21. Child’s Play 2 (1990)
Director: John Lafia
Stars: Alex Vincent, Brad Dourif, Christine Elise, Jenny Agutter
In 1988, director Tom Holland was somehow able to turn a kid’s play toy into a nightmarish killer with a snide sense of humor. He also created an icon. But anytime an audience is expected to buy into a killer doll not once, but twice (a whole lot more, as it so happened), the eyebrows must lift a little. You’d think a psycho freckle faced redheaded piece of plastic would lose its appeal after a single movie, but director John Lafia defied the odds and created an entertaining sequel to Child’s Play, appropriately titled, Child’s Play 2.
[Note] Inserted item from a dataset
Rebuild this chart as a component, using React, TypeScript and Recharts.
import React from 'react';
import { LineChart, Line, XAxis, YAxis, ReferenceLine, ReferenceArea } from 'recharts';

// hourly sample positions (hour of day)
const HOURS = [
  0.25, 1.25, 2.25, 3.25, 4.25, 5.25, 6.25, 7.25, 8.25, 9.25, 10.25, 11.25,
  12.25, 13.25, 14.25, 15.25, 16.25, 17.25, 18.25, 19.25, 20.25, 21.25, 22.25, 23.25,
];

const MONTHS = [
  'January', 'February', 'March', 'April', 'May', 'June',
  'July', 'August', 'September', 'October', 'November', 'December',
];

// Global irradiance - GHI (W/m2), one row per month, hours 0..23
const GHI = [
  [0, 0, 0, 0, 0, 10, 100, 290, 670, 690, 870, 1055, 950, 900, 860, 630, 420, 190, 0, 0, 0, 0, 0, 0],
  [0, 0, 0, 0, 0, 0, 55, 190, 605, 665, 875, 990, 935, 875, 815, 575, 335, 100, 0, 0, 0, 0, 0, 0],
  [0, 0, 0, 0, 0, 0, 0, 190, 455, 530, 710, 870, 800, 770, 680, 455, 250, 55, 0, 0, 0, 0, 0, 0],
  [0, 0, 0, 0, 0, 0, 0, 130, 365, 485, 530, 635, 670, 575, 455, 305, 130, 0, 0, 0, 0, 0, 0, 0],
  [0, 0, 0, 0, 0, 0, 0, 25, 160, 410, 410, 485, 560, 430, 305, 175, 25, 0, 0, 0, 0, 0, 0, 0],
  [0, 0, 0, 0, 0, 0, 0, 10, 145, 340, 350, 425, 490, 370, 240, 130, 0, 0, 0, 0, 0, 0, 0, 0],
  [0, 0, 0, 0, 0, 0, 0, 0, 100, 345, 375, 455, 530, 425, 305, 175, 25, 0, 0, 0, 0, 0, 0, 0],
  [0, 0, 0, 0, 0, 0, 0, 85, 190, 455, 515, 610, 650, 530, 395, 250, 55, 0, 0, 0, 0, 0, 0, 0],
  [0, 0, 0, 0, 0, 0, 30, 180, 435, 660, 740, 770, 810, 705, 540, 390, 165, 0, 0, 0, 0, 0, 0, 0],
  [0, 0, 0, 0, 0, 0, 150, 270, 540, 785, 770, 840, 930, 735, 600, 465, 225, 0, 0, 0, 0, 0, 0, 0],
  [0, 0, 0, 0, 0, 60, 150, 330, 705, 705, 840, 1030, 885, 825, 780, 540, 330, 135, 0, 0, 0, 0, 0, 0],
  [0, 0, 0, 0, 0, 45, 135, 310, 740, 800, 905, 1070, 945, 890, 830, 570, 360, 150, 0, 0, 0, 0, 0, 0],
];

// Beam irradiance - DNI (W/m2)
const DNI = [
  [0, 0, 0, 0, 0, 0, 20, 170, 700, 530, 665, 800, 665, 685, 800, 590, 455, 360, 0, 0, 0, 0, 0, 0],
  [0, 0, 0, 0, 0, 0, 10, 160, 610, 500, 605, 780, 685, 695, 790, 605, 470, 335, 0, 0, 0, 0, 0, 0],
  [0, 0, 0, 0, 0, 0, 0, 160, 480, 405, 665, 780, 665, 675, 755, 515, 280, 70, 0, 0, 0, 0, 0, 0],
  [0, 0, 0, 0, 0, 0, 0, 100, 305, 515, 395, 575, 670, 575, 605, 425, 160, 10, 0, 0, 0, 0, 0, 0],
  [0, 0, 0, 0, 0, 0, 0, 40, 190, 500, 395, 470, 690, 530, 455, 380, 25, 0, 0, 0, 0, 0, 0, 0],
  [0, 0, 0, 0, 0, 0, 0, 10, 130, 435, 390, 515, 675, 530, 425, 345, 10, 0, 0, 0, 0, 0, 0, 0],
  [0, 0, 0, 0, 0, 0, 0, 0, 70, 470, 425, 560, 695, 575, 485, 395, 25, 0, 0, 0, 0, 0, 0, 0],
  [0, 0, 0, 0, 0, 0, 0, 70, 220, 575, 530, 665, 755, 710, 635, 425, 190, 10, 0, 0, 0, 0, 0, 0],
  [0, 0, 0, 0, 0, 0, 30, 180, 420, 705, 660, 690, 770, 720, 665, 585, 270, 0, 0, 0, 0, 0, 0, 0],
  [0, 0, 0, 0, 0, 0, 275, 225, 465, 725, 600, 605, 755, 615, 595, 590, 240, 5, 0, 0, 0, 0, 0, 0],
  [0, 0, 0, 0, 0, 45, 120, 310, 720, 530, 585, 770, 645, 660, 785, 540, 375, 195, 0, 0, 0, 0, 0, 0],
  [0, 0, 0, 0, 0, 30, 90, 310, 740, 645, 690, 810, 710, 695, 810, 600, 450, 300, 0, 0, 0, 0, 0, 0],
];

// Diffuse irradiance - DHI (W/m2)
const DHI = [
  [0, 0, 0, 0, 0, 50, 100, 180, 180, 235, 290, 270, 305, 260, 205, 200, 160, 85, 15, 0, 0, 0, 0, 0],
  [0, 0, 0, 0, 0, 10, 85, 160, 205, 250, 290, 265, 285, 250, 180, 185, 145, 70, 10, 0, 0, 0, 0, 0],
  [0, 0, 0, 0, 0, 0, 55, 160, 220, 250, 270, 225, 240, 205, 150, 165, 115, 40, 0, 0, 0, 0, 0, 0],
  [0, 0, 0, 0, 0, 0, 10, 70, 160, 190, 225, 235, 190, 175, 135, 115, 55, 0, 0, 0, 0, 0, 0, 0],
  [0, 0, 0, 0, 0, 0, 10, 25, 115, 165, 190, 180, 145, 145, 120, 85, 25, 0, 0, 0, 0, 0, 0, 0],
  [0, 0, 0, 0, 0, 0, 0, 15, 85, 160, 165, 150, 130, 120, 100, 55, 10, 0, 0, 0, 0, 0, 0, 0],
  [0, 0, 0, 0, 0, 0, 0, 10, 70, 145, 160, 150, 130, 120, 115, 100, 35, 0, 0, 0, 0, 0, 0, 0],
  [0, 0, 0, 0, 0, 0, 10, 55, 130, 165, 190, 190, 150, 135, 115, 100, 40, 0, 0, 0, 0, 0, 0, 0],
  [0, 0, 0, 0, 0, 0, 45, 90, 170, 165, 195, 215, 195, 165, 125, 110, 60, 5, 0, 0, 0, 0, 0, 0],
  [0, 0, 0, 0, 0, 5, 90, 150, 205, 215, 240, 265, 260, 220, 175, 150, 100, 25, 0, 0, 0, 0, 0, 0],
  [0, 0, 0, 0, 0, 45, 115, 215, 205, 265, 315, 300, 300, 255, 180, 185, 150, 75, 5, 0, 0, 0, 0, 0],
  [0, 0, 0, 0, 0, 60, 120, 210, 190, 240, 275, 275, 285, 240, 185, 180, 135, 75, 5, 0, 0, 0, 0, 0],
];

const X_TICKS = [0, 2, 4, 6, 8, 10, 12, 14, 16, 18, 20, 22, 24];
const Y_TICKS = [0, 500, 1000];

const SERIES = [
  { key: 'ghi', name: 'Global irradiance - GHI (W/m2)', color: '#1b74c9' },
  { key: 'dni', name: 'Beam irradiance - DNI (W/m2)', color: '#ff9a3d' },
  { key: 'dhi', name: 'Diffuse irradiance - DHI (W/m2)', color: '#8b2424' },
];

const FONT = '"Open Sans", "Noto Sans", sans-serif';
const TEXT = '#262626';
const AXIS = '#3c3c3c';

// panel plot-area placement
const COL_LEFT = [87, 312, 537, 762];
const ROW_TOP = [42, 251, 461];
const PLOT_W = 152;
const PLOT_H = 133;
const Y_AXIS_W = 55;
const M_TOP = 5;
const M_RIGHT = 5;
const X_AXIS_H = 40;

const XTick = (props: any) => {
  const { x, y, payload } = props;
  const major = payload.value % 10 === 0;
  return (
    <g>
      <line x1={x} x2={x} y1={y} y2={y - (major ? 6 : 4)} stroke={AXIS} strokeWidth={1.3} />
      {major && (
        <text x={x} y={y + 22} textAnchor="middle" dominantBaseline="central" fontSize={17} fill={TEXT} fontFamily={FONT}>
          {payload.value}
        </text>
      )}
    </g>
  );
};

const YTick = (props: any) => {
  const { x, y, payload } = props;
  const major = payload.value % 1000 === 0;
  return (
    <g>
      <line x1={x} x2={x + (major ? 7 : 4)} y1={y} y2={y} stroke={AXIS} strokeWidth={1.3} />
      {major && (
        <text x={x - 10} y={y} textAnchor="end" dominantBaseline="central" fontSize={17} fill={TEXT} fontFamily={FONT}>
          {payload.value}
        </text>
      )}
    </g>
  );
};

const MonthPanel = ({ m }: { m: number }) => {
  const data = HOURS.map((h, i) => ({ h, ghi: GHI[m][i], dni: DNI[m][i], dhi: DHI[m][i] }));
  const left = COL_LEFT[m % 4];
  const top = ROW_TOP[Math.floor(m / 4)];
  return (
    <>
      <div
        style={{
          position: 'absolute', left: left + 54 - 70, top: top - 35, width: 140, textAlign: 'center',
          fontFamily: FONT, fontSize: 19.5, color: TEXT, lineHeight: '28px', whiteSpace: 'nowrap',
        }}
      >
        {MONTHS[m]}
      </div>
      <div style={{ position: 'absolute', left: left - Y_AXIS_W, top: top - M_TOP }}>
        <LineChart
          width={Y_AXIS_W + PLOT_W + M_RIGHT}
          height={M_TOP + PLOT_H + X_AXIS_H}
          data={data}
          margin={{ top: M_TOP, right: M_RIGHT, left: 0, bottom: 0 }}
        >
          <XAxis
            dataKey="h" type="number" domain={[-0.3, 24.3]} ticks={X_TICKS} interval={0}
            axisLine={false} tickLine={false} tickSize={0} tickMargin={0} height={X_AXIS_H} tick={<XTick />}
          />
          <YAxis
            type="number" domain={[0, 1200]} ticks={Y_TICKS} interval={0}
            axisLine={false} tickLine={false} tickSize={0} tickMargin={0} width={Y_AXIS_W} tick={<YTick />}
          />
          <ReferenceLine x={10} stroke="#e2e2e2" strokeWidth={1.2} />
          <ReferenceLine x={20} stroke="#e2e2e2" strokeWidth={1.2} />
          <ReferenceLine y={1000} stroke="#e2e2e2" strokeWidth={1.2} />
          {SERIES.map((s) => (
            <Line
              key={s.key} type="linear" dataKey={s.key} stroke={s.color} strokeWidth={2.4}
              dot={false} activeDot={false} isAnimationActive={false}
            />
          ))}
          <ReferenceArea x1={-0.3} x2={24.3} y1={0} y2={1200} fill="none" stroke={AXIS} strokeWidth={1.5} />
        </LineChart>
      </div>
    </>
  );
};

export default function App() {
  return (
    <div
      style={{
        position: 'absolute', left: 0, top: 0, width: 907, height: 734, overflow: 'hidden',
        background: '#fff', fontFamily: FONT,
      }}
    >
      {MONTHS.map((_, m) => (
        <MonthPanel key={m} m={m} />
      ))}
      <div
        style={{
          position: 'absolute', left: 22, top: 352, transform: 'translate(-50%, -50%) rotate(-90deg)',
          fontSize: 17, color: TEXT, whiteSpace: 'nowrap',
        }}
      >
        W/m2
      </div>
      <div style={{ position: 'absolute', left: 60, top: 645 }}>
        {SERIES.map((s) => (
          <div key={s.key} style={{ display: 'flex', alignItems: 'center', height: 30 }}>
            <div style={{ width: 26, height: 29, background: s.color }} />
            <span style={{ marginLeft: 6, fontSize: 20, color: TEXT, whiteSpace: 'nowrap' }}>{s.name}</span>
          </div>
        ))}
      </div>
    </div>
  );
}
Child’s Play 2 knows exactly what it is. It knows it’s dealing with a sassy killer doll, and it fully embraces that path. It doesn’t have to hide Chucky’s true nature from us like the first film did in its first few acts (and initial marketing campaign). In fact, it begins at the “Good Guy” factory and seems to ratchet up the more playful elements of the universe from frame one. The film is brighter, more colorful and runs at a brisk pace. The initial kill, a technician being electrocuted during the process of restoring (reanimating) Chucky perfectly sets up the film’s mix of youthful whimsy and adult cynicism. By totally scrapping the murder mystery angle that made the original so wobbly, Child’s Play 2 manages to be a darn sight more fun to watch.